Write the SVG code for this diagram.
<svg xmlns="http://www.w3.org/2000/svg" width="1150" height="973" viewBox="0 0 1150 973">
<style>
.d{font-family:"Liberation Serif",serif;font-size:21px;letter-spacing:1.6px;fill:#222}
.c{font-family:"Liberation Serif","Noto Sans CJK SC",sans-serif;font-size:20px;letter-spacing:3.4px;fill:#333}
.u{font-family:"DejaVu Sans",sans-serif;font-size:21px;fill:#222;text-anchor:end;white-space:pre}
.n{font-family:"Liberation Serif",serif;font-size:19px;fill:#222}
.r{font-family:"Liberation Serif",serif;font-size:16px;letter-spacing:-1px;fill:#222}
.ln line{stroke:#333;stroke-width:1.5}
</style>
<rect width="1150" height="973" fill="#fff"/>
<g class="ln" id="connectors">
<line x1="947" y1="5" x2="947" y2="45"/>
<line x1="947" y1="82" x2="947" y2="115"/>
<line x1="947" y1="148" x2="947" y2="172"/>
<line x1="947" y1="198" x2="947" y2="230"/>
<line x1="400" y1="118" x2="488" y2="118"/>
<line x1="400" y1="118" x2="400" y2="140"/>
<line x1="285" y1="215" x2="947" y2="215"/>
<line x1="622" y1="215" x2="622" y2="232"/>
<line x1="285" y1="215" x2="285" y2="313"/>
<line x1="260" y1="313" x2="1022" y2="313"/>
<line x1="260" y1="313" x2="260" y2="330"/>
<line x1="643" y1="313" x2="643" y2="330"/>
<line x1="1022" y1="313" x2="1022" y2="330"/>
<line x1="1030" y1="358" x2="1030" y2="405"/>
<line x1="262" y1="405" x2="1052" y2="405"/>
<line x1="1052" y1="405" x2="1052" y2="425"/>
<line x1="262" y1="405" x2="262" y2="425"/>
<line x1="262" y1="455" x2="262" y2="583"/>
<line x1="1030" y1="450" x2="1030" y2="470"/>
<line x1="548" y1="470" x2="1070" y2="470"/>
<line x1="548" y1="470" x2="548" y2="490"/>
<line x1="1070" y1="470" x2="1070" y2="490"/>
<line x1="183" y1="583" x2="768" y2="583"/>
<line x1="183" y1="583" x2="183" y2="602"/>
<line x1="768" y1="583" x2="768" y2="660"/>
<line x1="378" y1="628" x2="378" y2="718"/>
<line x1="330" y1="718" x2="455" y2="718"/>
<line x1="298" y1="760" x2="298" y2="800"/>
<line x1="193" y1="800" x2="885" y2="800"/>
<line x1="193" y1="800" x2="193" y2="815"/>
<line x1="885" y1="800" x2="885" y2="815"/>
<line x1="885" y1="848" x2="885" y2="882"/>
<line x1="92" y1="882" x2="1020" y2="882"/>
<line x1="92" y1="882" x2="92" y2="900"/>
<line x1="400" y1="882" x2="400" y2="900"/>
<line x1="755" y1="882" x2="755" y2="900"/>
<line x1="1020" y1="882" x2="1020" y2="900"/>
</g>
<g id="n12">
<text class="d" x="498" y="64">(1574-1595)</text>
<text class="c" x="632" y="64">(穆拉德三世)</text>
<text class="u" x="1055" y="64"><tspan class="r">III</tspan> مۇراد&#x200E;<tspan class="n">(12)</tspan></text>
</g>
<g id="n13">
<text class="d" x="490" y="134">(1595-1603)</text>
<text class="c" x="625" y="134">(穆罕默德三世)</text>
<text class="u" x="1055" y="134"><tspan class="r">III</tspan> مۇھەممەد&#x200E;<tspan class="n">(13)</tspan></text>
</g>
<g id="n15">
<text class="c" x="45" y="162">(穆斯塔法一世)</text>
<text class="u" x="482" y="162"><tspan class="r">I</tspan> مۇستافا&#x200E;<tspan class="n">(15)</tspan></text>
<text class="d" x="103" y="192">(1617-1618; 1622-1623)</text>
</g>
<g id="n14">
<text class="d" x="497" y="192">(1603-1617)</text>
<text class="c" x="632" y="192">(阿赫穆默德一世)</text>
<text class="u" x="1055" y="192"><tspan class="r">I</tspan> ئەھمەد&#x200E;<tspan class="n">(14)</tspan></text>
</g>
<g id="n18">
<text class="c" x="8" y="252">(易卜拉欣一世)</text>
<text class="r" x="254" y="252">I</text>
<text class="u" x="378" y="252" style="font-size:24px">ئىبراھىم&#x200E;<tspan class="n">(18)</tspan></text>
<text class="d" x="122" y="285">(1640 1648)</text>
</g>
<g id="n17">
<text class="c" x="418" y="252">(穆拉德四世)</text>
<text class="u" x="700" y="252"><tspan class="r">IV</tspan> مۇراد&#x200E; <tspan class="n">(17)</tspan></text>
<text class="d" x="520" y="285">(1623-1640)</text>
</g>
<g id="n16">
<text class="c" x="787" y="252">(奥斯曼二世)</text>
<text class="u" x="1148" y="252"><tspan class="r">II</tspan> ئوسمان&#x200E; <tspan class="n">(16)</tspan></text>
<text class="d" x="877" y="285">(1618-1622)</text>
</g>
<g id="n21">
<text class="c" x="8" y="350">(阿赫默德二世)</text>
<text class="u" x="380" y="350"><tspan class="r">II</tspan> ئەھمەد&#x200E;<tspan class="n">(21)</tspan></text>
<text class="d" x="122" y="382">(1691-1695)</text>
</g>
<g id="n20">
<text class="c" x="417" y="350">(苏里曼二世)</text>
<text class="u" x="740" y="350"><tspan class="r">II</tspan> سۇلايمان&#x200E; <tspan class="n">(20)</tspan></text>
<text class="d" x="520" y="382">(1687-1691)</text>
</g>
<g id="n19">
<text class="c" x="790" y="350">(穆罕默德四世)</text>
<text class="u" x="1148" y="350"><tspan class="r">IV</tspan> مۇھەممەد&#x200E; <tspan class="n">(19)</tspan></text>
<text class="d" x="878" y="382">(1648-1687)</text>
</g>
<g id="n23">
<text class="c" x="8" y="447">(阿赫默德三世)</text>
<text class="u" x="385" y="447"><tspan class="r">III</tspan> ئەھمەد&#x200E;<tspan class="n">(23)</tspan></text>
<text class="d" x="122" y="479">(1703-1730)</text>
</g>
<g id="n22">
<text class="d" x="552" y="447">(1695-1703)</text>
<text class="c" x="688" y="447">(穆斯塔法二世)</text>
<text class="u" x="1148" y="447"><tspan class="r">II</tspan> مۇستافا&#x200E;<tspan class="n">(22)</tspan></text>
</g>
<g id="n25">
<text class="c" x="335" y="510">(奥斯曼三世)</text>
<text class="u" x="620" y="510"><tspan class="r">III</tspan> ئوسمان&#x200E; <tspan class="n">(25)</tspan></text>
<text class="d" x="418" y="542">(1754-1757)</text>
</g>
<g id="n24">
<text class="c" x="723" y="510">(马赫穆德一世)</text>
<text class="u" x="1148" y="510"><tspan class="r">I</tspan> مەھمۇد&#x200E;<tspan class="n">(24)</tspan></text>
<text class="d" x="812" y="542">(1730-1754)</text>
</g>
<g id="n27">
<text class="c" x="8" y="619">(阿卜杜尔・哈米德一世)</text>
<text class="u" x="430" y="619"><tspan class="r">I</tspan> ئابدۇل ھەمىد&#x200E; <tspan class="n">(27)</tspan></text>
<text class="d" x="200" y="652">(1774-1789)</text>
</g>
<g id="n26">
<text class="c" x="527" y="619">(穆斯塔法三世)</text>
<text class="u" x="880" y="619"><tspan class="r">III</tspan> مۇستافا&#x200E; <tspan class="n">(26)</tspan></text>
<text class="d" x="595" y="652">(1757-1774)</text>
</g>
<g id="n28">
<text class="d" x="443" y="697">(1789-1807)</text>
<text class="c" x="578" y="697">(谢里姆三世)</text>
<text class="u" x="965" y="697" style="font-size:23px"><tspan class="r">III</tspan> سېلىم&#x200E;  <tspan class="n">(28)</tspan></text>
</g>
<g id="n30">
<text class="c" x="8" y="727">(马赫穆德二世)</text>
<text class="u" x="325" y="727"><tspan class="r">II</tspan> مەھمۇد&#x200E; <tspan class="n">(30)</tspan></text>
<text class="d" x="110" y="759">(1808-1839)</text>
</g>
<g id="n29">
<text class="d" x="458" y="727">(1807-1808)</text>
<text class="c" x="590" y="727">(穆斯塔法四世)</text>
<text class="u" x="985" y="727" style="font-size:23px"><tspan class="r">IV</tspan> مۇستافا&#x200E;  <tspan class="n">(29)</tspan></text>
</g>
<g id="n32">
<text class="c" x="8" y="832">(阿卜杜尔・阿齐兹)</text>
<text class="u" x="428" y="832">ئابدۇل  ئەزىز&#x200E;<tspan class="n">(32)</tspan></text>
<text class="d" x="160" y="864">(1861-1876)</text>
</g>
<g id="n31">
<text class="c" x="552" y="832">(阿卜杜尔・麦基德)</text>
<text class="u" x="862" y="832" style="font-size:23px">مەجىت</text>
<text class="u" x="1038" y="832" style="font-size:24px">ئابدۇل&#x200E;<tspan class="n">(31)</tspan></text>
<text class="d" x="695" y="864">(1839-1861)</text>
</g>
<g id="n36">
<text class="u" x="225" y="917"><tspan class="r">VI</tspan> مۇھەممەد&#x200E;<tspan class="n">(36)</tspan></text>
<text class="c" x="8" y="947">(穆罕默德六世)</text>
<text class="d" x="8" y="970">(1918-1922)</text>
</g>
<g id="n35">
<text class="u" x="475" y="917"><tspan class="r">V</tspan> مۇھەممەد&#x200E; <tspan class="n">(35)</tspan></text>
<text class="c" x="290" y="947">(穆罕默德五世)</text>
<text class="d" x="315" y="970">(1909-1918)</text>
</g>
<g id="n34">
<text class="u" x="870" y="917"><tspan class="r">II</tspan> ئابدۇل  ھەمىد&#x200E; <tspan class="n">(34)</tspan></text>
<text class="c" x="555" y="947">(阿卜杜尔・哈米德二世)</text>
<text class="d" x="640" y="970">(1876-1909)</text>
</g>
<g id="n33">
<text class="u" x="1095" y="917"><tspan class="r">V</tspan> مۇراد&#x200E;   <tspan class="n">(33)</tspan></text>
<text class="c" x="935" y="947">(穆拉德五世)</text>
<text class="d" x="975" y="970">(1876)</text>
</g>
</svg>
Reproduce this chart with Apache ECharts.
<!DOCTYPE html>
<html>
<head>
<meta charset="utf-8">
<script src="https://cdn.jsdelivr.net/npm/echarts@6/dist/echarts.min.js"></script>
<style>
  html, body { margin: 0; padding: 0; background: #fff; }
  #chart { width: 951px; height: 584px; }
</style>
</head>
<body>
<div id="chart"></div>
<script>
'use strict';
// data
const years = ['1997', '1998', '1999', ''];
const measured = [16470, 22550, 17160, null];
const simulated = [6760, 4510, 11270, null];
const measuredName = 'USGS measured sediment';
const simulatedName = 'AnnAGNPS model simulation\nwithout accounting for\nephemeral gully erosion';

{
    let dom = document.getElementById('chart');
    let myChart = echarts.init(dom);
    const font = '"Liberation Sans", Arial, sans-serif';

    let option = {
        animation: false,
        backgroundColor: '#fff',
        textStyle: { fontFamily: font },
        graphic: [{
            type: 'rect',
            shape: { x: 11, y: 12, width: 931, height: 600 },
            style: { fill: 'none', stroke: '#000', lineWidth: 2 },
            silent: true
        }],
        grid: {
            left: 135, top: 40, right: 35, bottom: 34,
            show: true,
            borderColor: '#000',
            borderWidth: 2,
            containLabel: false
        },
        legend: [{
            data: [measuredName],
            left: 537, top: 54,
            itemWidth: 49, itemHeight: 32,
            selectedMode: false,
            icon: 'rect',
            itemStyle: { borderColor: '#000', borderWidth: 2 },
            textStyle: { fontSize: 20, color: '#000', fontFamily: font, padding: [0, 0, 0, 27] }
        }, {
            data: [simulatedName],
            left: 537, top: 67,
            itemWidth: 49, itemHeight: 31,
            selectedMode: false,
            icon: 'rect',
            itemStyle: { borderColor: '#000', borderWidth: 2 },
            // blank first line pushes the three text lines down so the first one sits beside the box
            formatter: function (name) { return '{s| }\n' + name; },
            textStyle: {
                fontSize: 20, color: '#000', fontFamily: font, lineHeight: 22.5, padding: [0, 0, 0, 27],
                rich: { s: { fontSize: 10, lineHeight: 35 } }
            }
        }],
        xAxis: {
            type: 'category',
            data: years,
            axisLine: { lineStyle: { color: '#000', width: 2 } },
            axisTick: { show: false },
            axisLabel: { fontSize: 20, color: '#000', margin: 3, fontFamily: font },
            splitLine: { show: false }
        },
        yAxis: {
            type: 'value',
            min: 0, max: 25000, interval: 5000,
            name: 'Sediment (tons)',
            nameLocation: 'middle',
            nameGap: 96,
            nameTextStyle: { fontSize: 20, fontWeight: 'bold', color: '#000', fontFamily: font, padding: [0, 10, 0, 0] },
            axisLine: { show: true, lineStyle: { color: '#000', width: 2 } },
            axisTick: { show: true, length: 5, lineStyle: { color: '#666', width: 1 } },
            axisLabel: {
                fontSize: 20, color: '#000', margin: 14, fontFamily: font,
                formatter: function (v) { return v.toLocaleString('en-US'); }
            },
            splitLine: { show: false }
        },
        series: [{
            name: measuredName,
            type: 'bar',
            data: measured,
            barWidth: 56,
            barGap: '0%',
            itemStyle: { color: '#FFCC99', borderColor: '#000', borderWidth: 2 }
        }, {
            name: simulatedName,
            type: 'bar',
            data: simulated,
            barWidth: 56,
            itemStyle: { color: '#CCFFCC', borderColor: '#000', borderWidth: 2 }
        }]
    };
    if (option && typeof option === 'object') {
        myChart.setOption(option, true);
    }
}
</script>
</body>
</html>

_ _ _ _

### PROBLEM REQUIREMENTS
Everything from the line with "Reproduce this chart with Apache ECharts." through the line with "const simulatedName = 'AnnAGNPS", both ends included, should be repeated exactly; nothing else should appear.

### ANSWER
Reproduce this chart with Apache ECharts.
<!DOCTYPE html>
<html>
<head>
<meta charset="utf-8">
<script src="https://cdn.jsdelivr.net/npm/echarts@6/dist/echarts.min.js"></script>
<style>
  html, body { margin: 0; padding: 0; background: #fff; }
  #chart { width: 951px; height: 584px; }
</style>
</head>
<body>
<div id="chart"></div>
<script>
'use strict';
// data
const years = ['1997', '1998', '1999', ''];
const measured = [16470, 22550, 17160, null];
const simulated = [6760, 4510, 11270, null];
const measuredName = 'USGS measured sediment';
const simulatedName = 'AnnAGNPS model simulation\nwithout accounting for\nephemeral gully erosion';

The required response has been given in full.